American internet radio station

BlowUpRadio is an American internet radio station based in New Jersey.

==History==
Lazlo is a former disc jockey from the rock music station WDHA. He founded BlowUpRadio on 15 December 2000. The Internet radio station showcases homegrown music from New Jersey, focusing predominately on unsigned artists. The station features playlists, interviews and live performances, and the website features newsletters and videos. Lazlo explains he created BlowUpRadio because "people actually care about hearing local bands," as a response to mainstream Jersey Rock Radio stations "playing an occasional Bruce Springsteen or Bon Jovi song." The Aquarian Weekly says "he concentrates all his efforts on local artists that are doing their absolute best to gain recognition in a field where recognition is fleeting."

Starting in 2006, BlowUpRadio started a benefit program called Banding Together, a benefit show to help those who suffer from spondylitis, with proceeds going to the Spondylitis Association of America. The show is held over several days as a virtual festival, and mostly features acoustic live over-the-air sets from Lazlo's apartment, and occasionally recorded sets from bands performing at venues. Some prominent artist performances include Richard Barone, the Accelerators, Lost in Society and Val Emmich.
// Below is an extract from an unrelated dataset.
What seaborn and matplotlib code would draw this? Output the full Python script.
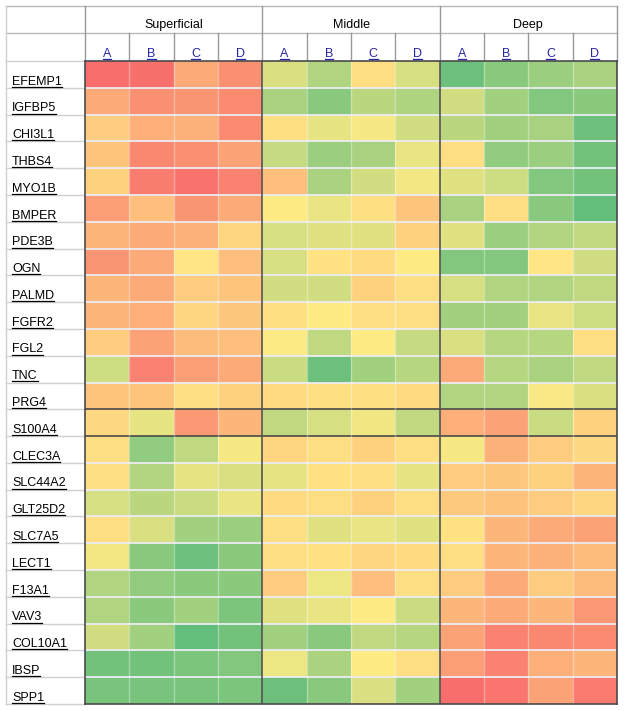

The tenth anniversary of BlowUpRadio was held at Buddies in Sayreville, New Jersey, with performances by Cropduster, Tea & Whiskey and Mike Ferraro and the Young Republicans. The station temporarily stopped broadcasting on 31 January 2016, after a two-day "Blowing Up the Radio!" broadcast that featured in-studio performances by some of the Jersey artists that the station championed over the years. In a press release, Lazlo says "I am already hard at work on the next phase of how BlowUpRadio.com will continue to promote New Jersey's indie music scene." BlowUpRadio returned broadcasting 14 March 2017.

==Interviews==
As of 2018, BlowUpRadio has held over two-hundred interviews with local and national artists, typically lasting between thirty and sixty minutes. The interviews are interspersed with studio recordings, and live performances.

==Discography==
Beginning in 2017, BlowUpRadio releases Rock Against Hate compilation albums that contain original songs, to raise money for Planned Parenthood, The Trevor Project and Kids in Need of Defense. Coinciding with the charity albums is a live webathon containing performances and discussions on activism, social issues or protest.